** Start **
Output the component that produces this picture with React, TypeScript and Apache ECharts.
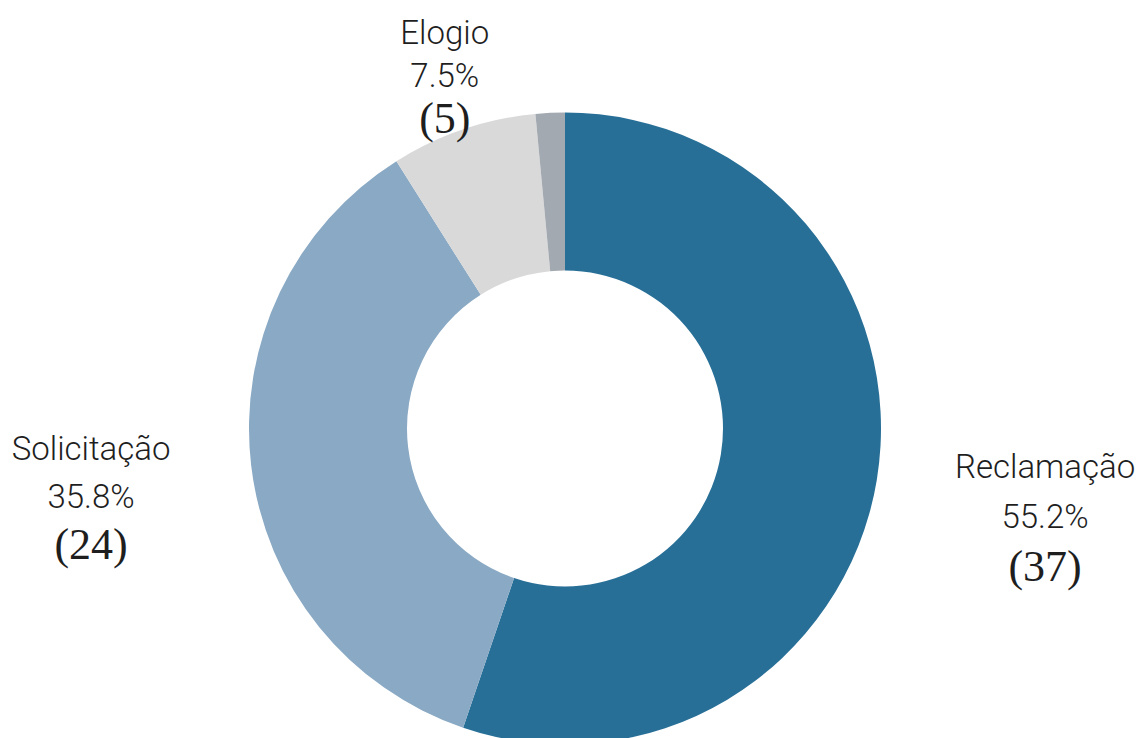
import React, { useEffect, useRef } from "react";
import * as echarts from "echarts";

const categories = ["Reclamação", "Solicitação", "Elogio", "Outros"];
const values = [37, 24, 5, 1];
const showLabel = [true, true, true, false];

const colors = ["#286f97", "#89a9c4", "#d9d9d9", "#a3a9b1"];
const labelDistance = [1.54, 1.51, 1.18, 1.3];
const labelDy = [8, 12, 0, 0];
const labelLineHeight = [50, 48, 43, 48];
const CX = 565;
const CY = 428.5;
const R_IN = 158;
const R_OUT = 316;

export default function App() {
  const ref = useRef<HTMLDivElement>(null);
  useEffect(() => {
    if (!ref.current) return;
    const chart = echarts.init(ref.current, null, { renderer: "svg" });
    const total = values.reduce((a, b) => a + b, 0);
    const midAngle = (i: number) => {
      let before = 0;
      for (let k = 0; k < i; k++) before += values[k];
      return ((before + values[i] / 2) / total) * Math.PI * 2;
    };
    const richFor = (lh: number) => ({
      n: { fontFamily: "Roboto", fontWeight: 300, fontSize: 33, lineHeight: lh, color: "#1e1e1e", align: "center" },
      p: { fontFamily: "Roboto", fontWeight: 300, fontSize: 33, lineHeight: lh, color: "#1e1e1e", align: "center" },
      c: { fontFamily: "Liberation Serif", fontSize: 44, lineHeight: lh, color: "#1e1e1e", align: "center" },
    });
    chart.setOption({
      animation: false,
      backgroundColor: "#ffffff",
      series: [
        {
          type: "pie",
          center: [CX, CY],
          radius: [R_IN, R_OUT],
          startAngle: 90,
          clockwise: true,
          percentPrecision: 1,
          avoidLabelOverlap: false,
          itemStyle: { borderWidth: 0 },
          emphasis: { disabled: true },
          labelLine: { show: false },
          label: {
            show: true,
            position: "outside",
            color: "#1e1e1e",
            formatter: (p: any) =>
              `{n|${p.name}}\n{p|${p.percent.toFixed(1)}%}\n{c|(${p.value})}`,
            rich: richFor(48),
          },
          labelLayout: (params: any) => {
            const i = params.dataIndex;
            const a = midAngle(i);
            const d = R_OUT * labelDistance[i];
            return {
              x: CX + d * Math.sin(a),
              y: CY - d * Math.cos(a) + labelDy[i],
              align: "center",
              verticalAlign: "middle",
            };
          },
          data: categories.map((name, i) => ({
            name,
            value: values[i],
            itemStyle: { color: colors[i] },
            label: { show: showLabel[i], rich: richFor(labelLineHeight[i]) },
          })),
        },
      ],
    });
    return () => chart.dispose();
  }, []);
  return (
    <div
      ref={ref}
      style={{ position: "absolute", left: 0, top: 0, width: 1140, height: 738 }}
    />
  );
}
** End **
_What you are asked to do_: From the opening line of the listing above through the line bearing "const R_OUT = 316;", repeat each line exactly. Drop every picture.

_Output of the task_:
Output the component that produces this picture with React, TypeScript and Apache ECharts.
import React, { useEffect, useRef } from "react";
import * as echarts from "echarts";

const categories = ["Reclamação", "Solicitação", "Elogio", "Outros"];
const values = [37, 24, 5, 1];
const showLabel = [true, true, true, false];

const colors = ["#286f97", "#89a9c4", "#d9d9d9", "#a3a9b1"];
const labelDistance = [1.54, 1.51, 1.18, 1.3];
const labelDy = [8, 12, 0, 0];
const labelLineHeight = [50, 48, 43, 48];
const CX = 565;
const CY = 428.5;
const R_IN = 158;
const R_OUT = 316;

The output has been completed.